| > What was the exact mechanism? We don't actually know, but we know it exists. Because otherwise people wouldn't bother paying for ads. Your average person can identify hundreds of brands instantly. What's the value of that? Billions? Trillions? Certainly, when cigarettes and chewing tobacco were advertised most people did it. Granted, the addiction helps because you only need 1 successful conversion for a life-long customer. Well, now very few people do that in the US. Without a shadow of a doubt in anyone's mind, the abolishment of those ads had something to do with it. One of the most common fallacies I see is that choice is a binary. You either chose something, or you didn't. Meaning you were forced. In actuality, choice is incredibly complex. There are thousands of individual events that will influence your choices. What you're doing right now could be influencing choices you make next decade, and you wouldn't know. You can control people's choices without forcing their hand on anything. You can introduce information and events that sculpt their mind without so much as lifting a finger. It's a form of mind control, but not in the TV sense. Because people make the choices themselves. Making someone do something is almost worthless. Convincing someone it's in their best interest to do something is where the value actually is. Look back at wars and our use of propaganda and try to break down what the end-goal is. It's not "making" people do something. |
But does that mean that they control me? Only if this information comes from only one side and is well integrated in my regular trusted information streams overwhelming my defenses. Like propaganda. Or a Guru. Or an academic institution.

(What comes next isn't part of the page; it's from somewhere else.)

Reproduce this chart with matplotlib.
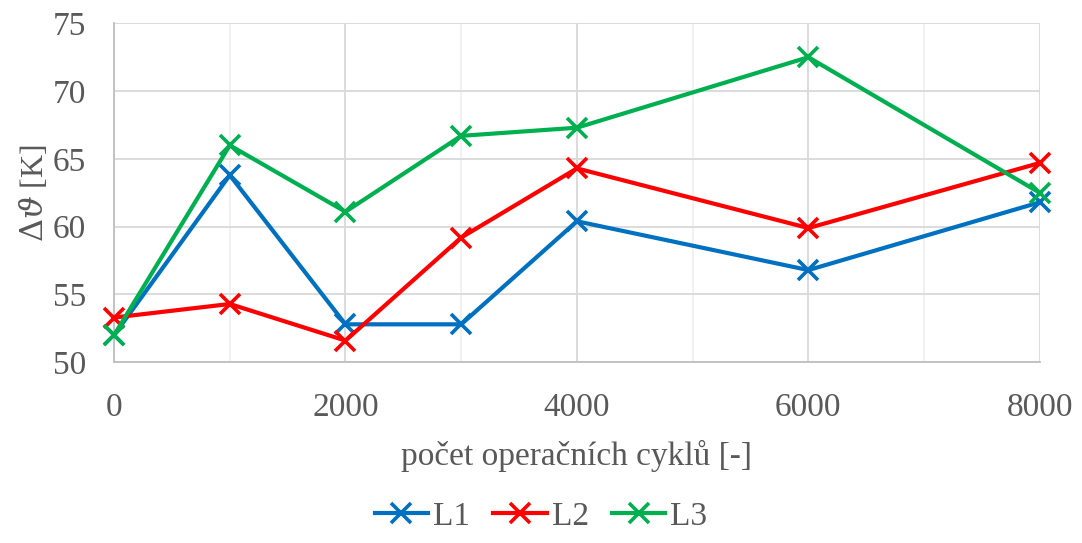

Ads on the other hand are quite easily defeated because they are both clearly delimited and coming from numerous, competing directions. In a world without Ads I would be very vulnerable to them. In our world though they are reduced to a more utilitarian function: to inform me. They tell me what options are out there, what is available and how to get it if I so choose.
I don't think they can "make me" do anything against my own interest or even change my mind. They can merely inform me and I have no problem with that.